The results suggest that Biden could lose Michigan in this year’s election if he continues to back Israel’s campaign to the hilt. In 2020, he won the state by 150,000 votes while polls predicted he would win by a much larger margin. This year, early polls show a slight lead for Trump in the battleground state, which he won in 2016 by fewer than 11,000 votes.
“The war on Gaza is a deep moral issue and the lack of attention and empathy for this perspective from the administration is breaking apart the fragile coalition we built to elect Joe Biden in 2020,” said Rep. Pramila Jayapal (D-Wash.), a progressive leader who has called for a ceasefire in Gaza, as votes came in last night.
Biden still has “a little bit of time to change this dynamic,” Jayapal told CNN, but “it has to be a dramatic policy and rhetorical shift from the president on this issue and a new strategy to rebuild a real partnership with progressives in multiple communities who are absolutely key to winning the election.”
Rep. Ro Khanna, a prominent Biden ally, told Semafor the vote is a “wake-up call” for the White House on Gaza.
The “uncommitted” option won outright in Dearborn, a Detroit suburb with a famously large Arab American population. The protest vote also gained notable traction in college towns, signaling Biden’s weakness among young voters across the country. “Uncommitted” received at least 8% of votes in every county in Michigan with more than 95% of votes tallied.
The uncommitted campaign drew backing from prominent Democrats in Michigan, including Rep. Rashida Tlaib (D-Mich.) and state Rep. Abraham Aiyash, who is the majority leader in the Michigan House. Former Reps. Andy Levin and Beto O’Rourke, who served as a representative from Texas, also lent their support to the effort.
“Our movement emerged victorious tonight and massively surpassed our expectations,” said Listen to Michigan, the organization behind the campaign, in a statement last night. “Tens of thousands of Michigan Democrats, many of whom [...] voted for Biden in 2020, are uncommitted to his re-election due to the war in Gaza.”

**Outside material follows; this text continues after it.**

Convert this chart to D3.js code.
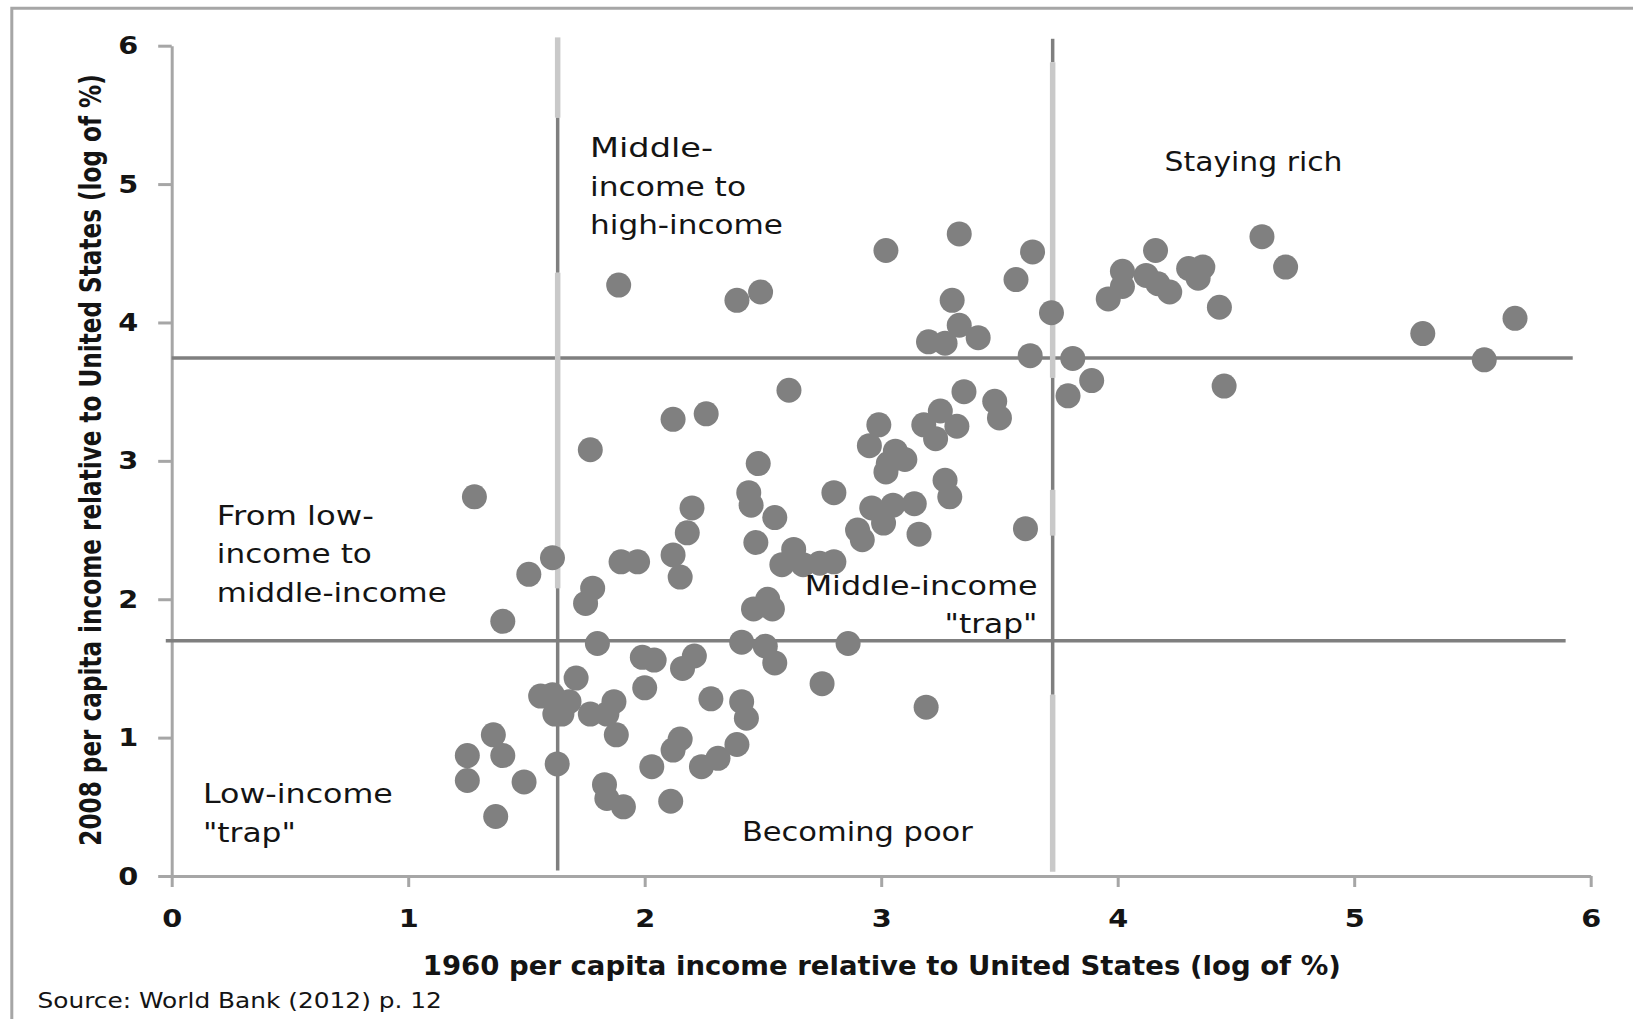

Biden did not make reference to the uncommitted movement in his victory speech, but reports indicate that his campaign is spooked by the effort. Prior to Tuesday’s vote, White House officials met with Arab and Muslim leaders in Michigan to try to assuage their concerns about the war, which has left about 30,000 Palestinians dead and many more injured. (More than 1,100 Israelis died during Hamas’s Oct. 7 attacks last year.)
The president argues that his support for Israel has made it possible for him to guide the direction of the war to the extent possible, though his critics note that, despite some symbolic and rhetorical moves, he has stopped far short of holding back U.S. weapons or supporting multilateral efforts to demand a ceasefire.
Campaigners now hope the “uncommitted” effort will spread to other states. Minnesota, which will hold its primaries next week, is an early target.
“If you think this will stop with Michigan you are either the president or paid to flatter him,” said Alex Sammon, a politics writer at Slate.
Meanwhile in the Republican primary, former President Donald Trump fended off a challenge from former South Carolina governor Nikki Haley. With 94% of votes in, Trump came away with 68% of the vote, while Haley scored around 27%.